It’s not ‘either / or’

Happy Valley-Goose Bay can and should open its doors to refugees fleeing violence in Syria, while also finding a permanent solution to ending homelessness in Central Labrador.

Labrador MP Yvonne Jones has received a great deal of criticism on social media for her proposal to use Canadian Forces Base 5 Wing Goose Bay as a processing centre for refugees fleeing the conflict in Syria.

Jones has said that Goose Bay, with its international runway and deep water port, would be a prime location to welcome those fleeing for their lives.

Many residents of Central Labrador took to social media to point out the fact that the area has a large housing shortage with many homeless people. Residents have been petitioning the base for years to open up unused military housing to help alleviate the housing crisis.

This is not an either/or scenario, it’s not a competition and there is no pot of money that can either go to the homeless or to refugees. We have the means and the ability to help these refugees, just as we have the means and abilities to help the homeless and the needy in our own home. There is no reason why we can’t help both.
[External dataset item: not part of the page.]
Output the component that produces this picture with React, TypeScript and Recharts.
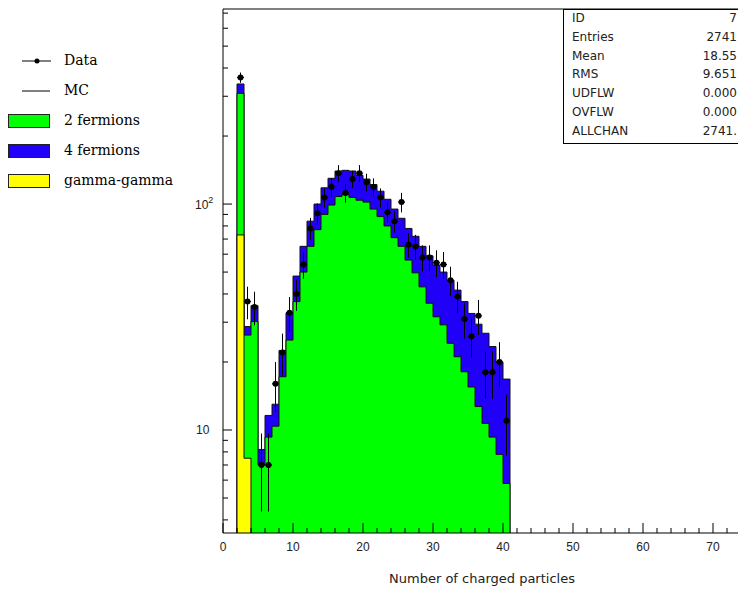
import {
  Area,
  ComposedChart,
  ErrorBar,
  Label,
  ReferenceLine,
  Scatter,
  XAxis,
  YAxis,
} from "recharts";

// histogram range (log y axis)
const Y_MIN = 3.5;
const Y_MAX = 730;
const X_MAX = 74;

// unit-width bins, the first one covers [2, 3)
const FIRST_BIN = 2;

// total MC (2f + 4f + gamma-gamma), per bin
const mcTotal = [
  340, 28.7, 35.5, 8.2, 11.6, 13, 22.5, 33, 48, 65, 84, 100, 118, 130, 140,
  141, 140, 134, 129, 122, 114, 105, 95, 86.5, 78, 72, 65, 59, 53.7, 50, 46,
  41.6, 37, 32.8, 29.4, 26.8, 23.4, 20, 16.8,
];

// 2 fermions + gamma-gamma, per bin
const twoFermions = [
  309, 26.3, 30.2, 7, 9.3, 10.4, 17.2, 25, 37, 50, 65, 77, 90, 99, 108, 110,
  107, 104, 102, 95, 88, 80, 71, 65, 56.5, 49.6, 43, 36.4, 31.7, 29.2, 24.2,
  21.1, 18.1, 15.5, 12.7, 10.7, 9.3, 7.8, 5.8,
];

// gamma-gamma only fills the two lowest bins
const gammaGamma = [73, 7.5];

// observed events per bin
const dataCounts = [
  363, 37, 35, 7, 7, 16, 22, 33, 40, 54, 78, 91, 107, 119, 137, 112, 129, 137,
  125, 119, 107, 92, 84, 102, 66, 65, 58, 58, 55, 54, 46, 39, 31, 26, 32, 18,
  18, 20, 11,
];

const xTicks = [
  0, 2, 4, 6, 8, 10, 12, 14, 16, 18, 20, 22, 24, 26, 28, 30, 32, 34, 36, 38,
  40, 42, 44, 46, 48, 50, 52, 54, 56, 58, 60, 62, 64, 66, 68, 70, 72, 74,
];
const yTicks = [
  4, 5, 6, 7, 8, 9, 10, 20, 30, 40, 50, 60, 70, 80, 90, 100, 200, 300, 400,
  500, 600, 700,
];

const stats = [
  ["ID", "7"],
  ["Entries", "2741"],
  ["Mean", "18.55"],
  ["RMS", "9.651"],
  ["UDFLW", "0.000"],
  ["OVFLW", "0.000"],
  ["ALLCHAN", "2741."],
];

const legendItems = [
  { name: "Data", kind: "data" },
  { name: "MC", kind: "line" },
  { name: "2 fermions", kind: "box", color: "#00ff00" },
  { name: "4 fermions", kind: "box", color: "#2000f6" },
  { name: "gamma-gamma", kind: "box", color: "#ffff00" },
];

// outline of a histogram as a stepAfter path, closed down to the axis
function stepRows(values: number[]) {
  const rows = [{ x: FIRST_BIN, y: Y_MIN }];
  values.forEach((v, i) => rows.push({ x: FIRST_BIN + i, y: v }));
  const end = FIRST_BIN + values.length;
  rows.push({ x: end, y: values[values.length - 1] });
  rows.push({ x: end, y: Y_MIN });
  return rows;
}

const points = dataCounts.map((n, i) => ({
  x: FIRST_BIN + i + 0.5,
  y: n,
  ey: Math.sqrt(n),
  ex: 0.5,
}));

const tickFont = "'Liberation Sans', Arial, sans-serif";

function YTick({ x, y, payload }: any) {
  const v = payload.value;
  const major = v === 10 || v === 100;
  return (
    <g>
      <line x1={x} x2={x + (major ? 9 : 5)} y1={y} y2={y} stroke="#000" />
      {v === 10 && (
        <text x={x - 27} y={y} dy={4.5} fontSize={12} fontFamily={tickFont} fill="#222">
          10
        </text>
      )}
      {v === 100 && (
        <text x={x - 28} y={y} dy={5} fontSize={12} fontFamily={tickFont} fill="#222">
          10
          <tspan dy={-6} fontSize={9}>
            2
          </tspan>
        </text>
      )}
    </g>
  );
}

function XTick({ x, y, payload }: any) {
  const v = payload.value;
  const major = v % 10 === 0;
  return (
    <g>
      <line x1={x} x2={x} y1={y} y2={y - (major ? 10 : 5)} stroke="#000" />
      {major && (
        <text x={x} y={y} dy={18} textAnchor="middle" fontSize={12} fontFamily={tickFont} fill="#222">
          {v}
        </text>
      )}
    </g>
  );
}

function DataPoint({ cx, cy }: any) {
  return <circle cx={cx} cy={cy} r={3} fill="#000" />;
}

function LegendPanel() {
  return (
    <svg width={200} height={210} style={{ position: "absolute", left: 0, top: 0 }}>
      {legendItems.map((item, i) => {
        const cy = 61 + i * 30;
        return (
          <g key={item.name}>
            {item.kind === "data" && (
              <>
                <line x1={22} x2={51} y1={cy} y2={cy} stroke="#000" />
                <circle cx={37} cy={cy} r={2.5} fill="#000" />
              </>
            )}
            {item.kind === "line" && <line x1={22} x2={50} y1={cy} y2={cy} stroke="#000" />}
            {item.kind === "box" && (
              <rect x={8.5} y={cy - 6.5} width={41} height={13} fill={item.color} stroke="#222" />
            )}
            <text
              x={64}
              y={cy}
              dy={4}
              fontSize={14}
              fontFamily="'DejaVu Serif', serif"
              fill="#000"
            >
              {item.name}
            </text>
          </g>
        );
      })}
    </svg>
  );
}

function StatsBox() {
  return (
    <div
      style={{
        position: "absolute",
        left: 563,
        top: 9,
        width: 190,
        height: 133,
        border: "1px solid #000",
        background: "#fff",
        fontFamily: "'DejaVu Sans', sans-serif",
        fontSize: 12,
        color: "#222",
      }}
    >
      {stats.map(([k, v], i) => (
        <div
          key={k}
          style={{ position: "absolute", left: 8, top: 1 + i * 18.8, width: 165, lineHeight: "14px" }}
        >
          <span>{k}</span>
          <span style={{ position: "absolute", right: 0 }}>{v}</span>
        </div>
      ))}
    </div>
  );
}

export default function App() {
  return (
    <div
      style={{
        position: "absolute",
        left: 0,
        top: 0,
        width: 738,
        height: 589,
        overflow: "hidden",
        background: "#fff",
      }}
    >
      <ComposedChart width={760} height={589} margin={{ top: 9, right: 19, bottom: 0, left: 0 }}>
        <Area
          data={stepRows(mcTotal)}
          dataKey="y"
          type="stepAfter"
          fill="#2000f6"
          fillOpacity={1}
          stroke="#111"
          strokeWidth={1}
          dot={false}
          activeDot={false}
          isAnimationActive={false}
        />
        <Area
          data={stepRows(twoFermions)}
          dataKey="y"
          type="stepAfter"
          fill="#00ff00"
          fillOpacity={1}
          stroke="#111"
          strokeWidth={1}
          dot={false}
          activeDot={false}
          isAnimationActive={false}
        />
        <Area
          data={stepRows(gammaGamma)}
          dataKey="y"
          type="stepAfter"
          fill="#ffff00"
          fillOpacity={1}
          stroke="#111"
          strokeWidth={1}
          dot={false}
          activeDot={false}
          isAnimationActive={false}
        />
        <Scatter data={points} shape={<DataPoint />} isAnimationActive={false}>
          <ErrorBar dataKey="ey" direction="y" width={0} stroke="#000" strokeWidth={1} />
          <ErrorBar dataKey="ex" direction="x" width={0} stroke="#000" strokeWidth={1} />
        </Scatter>
        <ReferenceLine y={Y_MAX} stroke="#000" />
        <XAxis
          dataKey="x"
          type="number"
          domain={[0, X_MAX]}
          allowDataOverflow
          ticks={xTicks}
          interval={0}
          height={56}
          tickSize={0}
          tickMargin={0}
          tickLine={false}
          axisLine={{ stroke: "#000" }}
          tick={<XTick />}
        >
          <Label
            value="Number of charged particles"
            position="insideBottom"
            offset={6}
            style={{ fontFamily: "'DejaVu Sans', sans-serif", fontSize: 13, fill: "#222" }}
          />
        </XAxis>
        <YAxis
          dataKey="y"
          type="number"
          scale="log"
          domain={[Y_MIN, Y_MAX]}
          allowDataOverflow
          ticks={yTicks}
          interval={0}
          width={223}
          tickSize={0}
          tickMargin={0}
          tickLine={false}
          axisLine={{ stroke: "#000" }}
          tick={<YTick />}
        />
      </ComposedChart>
      <LegendPanel />
      <StatsBox />
    </div>
  );
}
Prime Minister Trudeau has announced a plan to bring in 25,000 Syrian refugees by year’s end. Retired Brigadier-General Gaston Cloutier, former leader of the 8 Wing Trenton Air Force base in Ontario, has proposed a plan to use Canadian military bases to welcome the large number of refugees, who will no doubt rely heavily on military support.

Yesterday’s horrifying attacks in Paris have scared some people from the idea that taking in refugees is a good thing, but this is just what terrorists are trying to do: scare us into being less than our best, scare us into being complicit in the slaughter of innocents who we could have helped, scare the world away from caring and compassion. As Dan Holloway wrote on Twitter, “Do you not realize these are the people the refugees are trying to run away from.”

 Helping newcomers adjust to life in Canada is investing in future Canadians who can enrich us culturally, contribute to the economy, and widen the beauty and depth of our diverse country.

While I completely understand people’s frustration with wanting to see empty houses in Labrador used for Labradorians, I must remind them that this is not a permanent solution, that the base will not become the new home to thousands of refugees. Jones’ plan would open up the base to refugees as we begin to determine where these people will be settled across the country. Some may stay in Labrador, but once they have moved on those housing units will be free once again.

On Nov. 9 the provincial government announced it will allocate $800,000 to open an emergency shelter pilot project in Happy Valley-Goose Bay. While this is not a long term solution to homelessness in Labrador, it is a start. There are many different ways to approach this important issue, and just because we give our attention to refugees does not mean our society is ignoring the homeless.

Some have raised security concerns as an issue — however, processing these people on military bases will be the safest way to determine if someone is a threat to this country or not. As a recent Toronto Star column pointed out, if ISIS wanted to attack Canada manipulating the refugee process would be a highly ineffective way of doing so. In fact, the bulk of refugees seeking asylum in Canada have been referred to by the United Nations’ Refugee Agency. 

Some people have brought up our looming $1 trillion debt, saying we can’t afford to do more than we are already doing. However, housing and processing a mere 25,000 refugees will not financially cripple this country. In fact, helping newcomers adjust to life in Canada is investing in future Canadians who can enrich us culturally, contribute to the economy, and widen the beauty and depth of our diverse country.

We are a multicultural nation, made of of peoples from across the globe. This is not the first time Canada has accepted refugees, and it will not be the last. We should help these people fleeing for their lives, just as we should help the homeless and the needy in our own communities.

We should not say “help our own first,” but instead, “let’s help everyone we can,” because that is the right thing to do.